If you were right (that is if you went long AUD/USD and AUD went up in value against USD), you would make a profit. If the trade went against you, however, you would make a loss.
What causes one currency in a forex pair to strengthen?
It’s important to remember when looking at forex that a higher currency makes a country’s exports more expensive for other countries, while making imports cheaper. A lower currency makes exports cheaper and imports more expensive, so foreign exchange rates play a significant part in determining the trading relationship between two countries. There are a variety of factors at play in this relationship and they all contribute in some way to whether the strength of a currency declines or improves in relation to another. Understanding the influencing factors gives traders insights they can incorporate into their forex trading strategies.
Some of these factors include political stability, interest rates, inflation, terms of trade, public debt and current account deficits. For example, in the case of interest rates, if rates are higher, lenders get a better return compared to those in a country with lower rates; therefore the higher rates attract foreign capital which causes the exchange rate to rise. This is one of the reasons forex traders may look to trade on interest rate announcements from central banks like the US Federal Reserve or the Bank of England.
What causes one currency in a forex pair to decline?
The factors mentioned above can also cause a currency to decline. For example, the currency of a country with low inflation will generally rise because that country’s purchasing power is higher relative to other currencies. Even natural disasters such as earthquakes or tsunamis, which put a strain on a nation’s economy, can have a negative impact on a currency.

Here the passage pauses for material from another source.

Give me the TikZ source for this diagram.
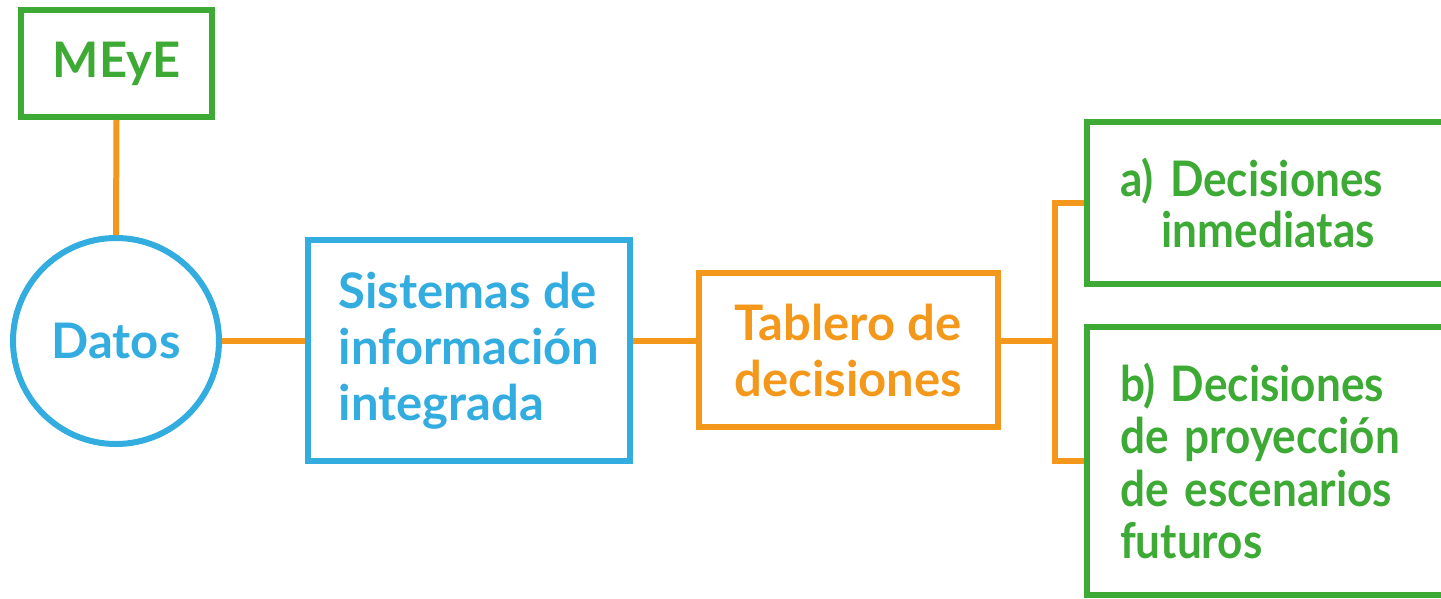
\documentclass[tikz,border=0pt]{standalone}
\usepackage{fontspec}
\setmainfont{Lato}
\newfontfamily\latoestrecha[FakeStretch=0.9]{Lato}
\newcommand\fuenteverde[1]{\latoestrecha\fontsize{49}{#1}\selectfont\bfseries\spaceskip=10pt\relax}
\definecolor{verde}{HTML}{3DAA35}
\definecolor{celeste}{HTML}{33ACE0}
\definecolor{naranja}{HTML}{F3981B}
\begin{document}
\begin{tikzpicture}[x=1pt,y=-1pt,
  caja/.style={draw,line width=6pt,rectangle,inner sep=0pt,font=\fontsize{49}{56}\selectfont\bfseries},
  vcaja/.style={caja,draw=verde,text=verde},
  acaja/.style={caja,draw=celeste,text=celeste},
  ncaja/.style={caja,draw=naranja,text=naranja},
  decision/.style={vcaja,anchor=west,text width=330pt,inner xsep=33pt,align=left},
  enlace/.style={draw=naranja,line width=6pt}]
\clip (0,0) rectangle (1441,598);
\node[vcaja,minimum width=191pt,minimum height=107pt] (meye) at (116.5,63.5) {MEyE};
\node[acaja,circle,minimum size=206pt] (datos) at (116,341) {Datos};
\node[acaja,minimum width=322pt,minimum height=221pt,align=left] (sis) at (469,350.5)
  {Sistemas de\\información\\integrada};
\node[ncaja,minimum width=299pt,minimum height=154pt,align=left] (tab) at (848.5,350)
  {Tablero de\\decisiones};
\node[decision,minimum height=162pt,font=\fuenteverde{51}] (deca) at (1084,203)
  {a) Decisiones\\\hspace*{0.85em}inmediatas};
\node[decision,minimum height=268pt,font=\fuenteverde{52.5}] (decb) at (1084,461)
  {b)\hspace{15pt}Decisiones\\de proyección\\de escenarios\\futuros};
\coordinate (rama) at (1055,341);
\draw[enlace] (meye.south) -- (datos.north);
\draw[enlace] (datos.east) -- (datos.east -| sis.west);
\draw[enlace] (datos.east -| sis.east) -- (datos.east -| tab.west);
\draw[enlace] (datos.east -| tab.east) -- (rama);
\draw[enlace] (deca.west) -| (rama) |- (decb.west);
\end{tikzpicture}
\end{document}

Political instability and poor economic performance can also have a negative impact on a currency. Politically stable countries with robust economic performance will always be more appealing to foreign investors, so these countries will draw investment away from countries characterised by more economic or political risk. Furthermore, a country showing a sharp decline in economic performance will experience a loss of confidence in its currency and a movement of capital to currencies of more economically steady countries. These are just two simple examples of what can affect foreign exchange rates and the kind of things traders consider when developing forex trading strategies.